Friday, 21 September 2012

08:49 – Barbara’s been gone two days now, and Colin is taking it pretty well. At night, he’s taking advantage of her absence by stretching out full length on her side of the bed–with his head on her pillow, yet–instead of having to curl up in a little dog ball at the end of the bed. Still, he’ll be happy when she returns home tomorrow, as will I. I made it through seven episodes of Heartland last night, S4E17 and 18 through S5E5. That leaves 13 episodes of S5 and S6E1 remaining, which I won’t get through before Barbara returns.

I finally took the time to install a DVD writer in the new system sitting in the den. I’d used a borrowed optical drive to install Ubuntu on that system. It appeared to work fine, until power-saving kicked in, at which point I could no longer get any video even after a cold start. So last night I installed a new Samsung optical drive I’d gotten from Amazon.com and installed Linux Mint. Everything went as expected, and I immediately turned off power-saving mode. I used the system all evening, and finally decided to re-enable power saving to kill power to the display after 10 minutes.

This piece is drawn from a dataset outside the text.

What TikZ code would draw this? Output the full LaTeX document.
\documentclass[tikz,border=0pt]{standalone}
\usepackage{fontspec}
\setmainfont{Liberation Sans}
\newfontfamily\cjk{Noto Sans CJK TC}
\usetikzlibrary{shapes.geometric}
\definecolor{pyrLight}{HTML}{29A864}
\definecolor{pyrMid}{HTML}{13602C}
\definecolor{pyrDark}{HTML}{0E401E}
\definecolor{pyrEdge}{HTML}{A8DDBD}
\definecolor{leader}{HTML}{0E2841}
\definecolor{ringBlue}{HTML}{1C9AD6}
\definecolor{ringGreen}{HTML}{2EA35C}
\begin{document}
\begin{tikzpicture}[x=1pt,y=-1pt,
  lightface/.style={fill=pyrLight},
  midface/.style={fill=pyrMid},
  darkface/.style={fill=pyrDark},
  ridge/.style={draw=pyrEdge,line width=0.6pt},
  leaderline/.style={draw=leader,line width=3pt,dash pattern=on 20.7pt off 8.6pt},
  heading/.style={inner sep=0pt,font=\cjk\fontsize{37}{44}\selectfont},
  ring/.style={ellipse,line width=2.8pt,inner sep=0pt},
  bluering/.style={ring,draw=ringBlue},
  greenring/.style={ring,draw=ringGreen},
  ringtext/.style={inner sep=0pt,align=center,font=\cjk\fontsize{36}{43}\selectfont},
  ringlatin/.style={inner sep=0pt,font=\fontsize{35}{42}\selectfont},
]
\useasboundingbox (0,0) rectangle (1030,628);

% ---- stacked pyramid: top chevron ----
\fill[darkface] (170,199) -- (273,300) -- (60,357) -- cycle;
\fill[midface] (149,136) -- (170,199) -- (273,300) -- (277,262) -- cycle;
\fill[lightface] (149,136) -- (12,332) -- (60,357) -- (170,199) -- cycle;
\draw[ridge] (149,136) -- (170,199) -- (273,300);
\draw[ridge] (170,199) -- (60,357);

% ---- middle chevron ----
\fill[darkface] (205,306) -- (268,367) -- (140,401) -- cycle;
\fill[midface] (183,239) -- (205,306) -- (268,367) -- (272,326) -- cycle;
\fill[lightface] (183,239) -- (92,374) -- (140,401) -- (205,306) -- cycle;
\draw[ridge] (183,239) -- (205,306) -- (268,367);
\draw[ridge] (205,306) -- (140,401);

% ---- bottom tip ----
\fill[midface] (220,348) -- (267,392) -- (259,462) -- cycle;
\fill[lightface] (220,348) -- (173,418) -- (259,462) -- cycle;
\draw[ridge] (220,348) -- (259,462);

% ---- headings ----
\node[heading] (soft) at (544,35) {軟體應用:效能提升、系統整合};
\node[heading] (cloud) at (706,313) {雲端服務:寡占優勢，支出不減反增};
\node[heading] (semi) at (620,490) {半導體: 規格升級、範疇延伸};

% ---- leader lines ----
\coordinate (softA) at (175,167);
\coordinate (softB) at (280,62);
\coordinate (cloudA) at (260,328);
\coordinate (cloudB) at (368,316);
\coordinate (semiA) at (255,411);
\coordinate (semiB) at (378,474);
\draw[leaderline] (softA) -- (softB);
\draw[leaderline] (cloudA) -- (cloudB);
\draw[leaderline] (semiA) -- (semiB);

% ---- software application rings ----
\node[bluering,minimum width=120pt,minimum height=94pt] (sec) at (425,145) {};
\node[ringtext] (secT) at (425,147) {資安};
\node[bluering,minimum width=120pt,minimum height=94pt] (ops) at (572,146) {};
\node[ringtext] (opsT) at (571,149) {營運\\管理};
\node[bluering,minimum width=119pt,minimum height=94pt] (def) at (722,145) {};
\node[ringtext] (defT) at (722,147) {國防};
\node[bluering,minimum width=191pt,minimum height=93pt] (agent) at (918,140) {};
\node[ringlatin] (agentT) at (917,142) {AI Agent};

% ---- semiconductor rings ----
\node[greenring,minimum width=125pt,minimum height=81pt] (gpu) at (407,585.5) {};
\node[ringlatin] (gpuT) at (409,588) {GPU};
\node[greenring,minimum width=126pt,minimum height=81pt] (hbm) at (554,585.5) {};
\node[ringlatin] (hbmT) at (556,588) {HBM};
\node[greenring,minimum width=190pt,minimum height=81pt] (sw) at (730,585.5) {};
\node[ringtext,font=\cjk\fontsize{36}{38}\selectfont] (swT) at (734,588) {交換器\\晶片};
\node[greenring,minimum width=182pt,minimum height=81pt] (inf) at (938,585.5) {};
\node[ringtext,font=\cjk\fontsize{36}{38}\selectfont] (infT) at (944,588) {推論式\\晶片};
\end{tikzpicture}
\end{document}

I watched the clock ticking down. At 10 minutes, sure enough, power saving kicked in and cut power to the display. I moved the mouse, and the screen came up normally. Success. Then, this morning, I moved the mouse again. The video was dead. So when I have a moment, I’ll try restarting the system. If it comes up, I’ll disable power saving entirely. There’s something going on with Linux power saving and this Intel Atom motherboard, but I’m not sure what. Worst case, I’ll just manually power the display on and off as needed.

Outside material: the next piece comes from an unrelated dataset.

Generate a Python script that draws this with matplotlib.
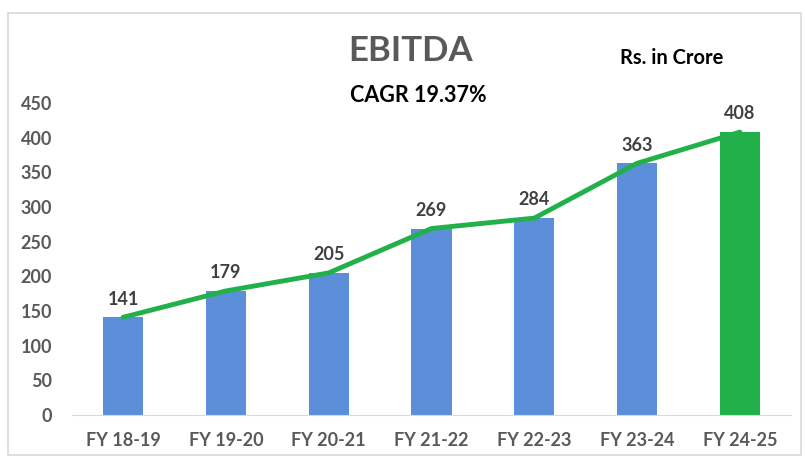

I’m working on a core set of prepared microscope slides for the Life Science kit. I think we’ll include that core Slide Set A with the kit. It’ll be 10 top-priority slides of specimens that are difficult to prepare at home, things like onion root-tip mitosis, cross-sections of monocot and dicot stems, and so on. Then, as an option, we’ll offer another 10 or 20 slides as Slide Set B, which’ll include second-priority slides.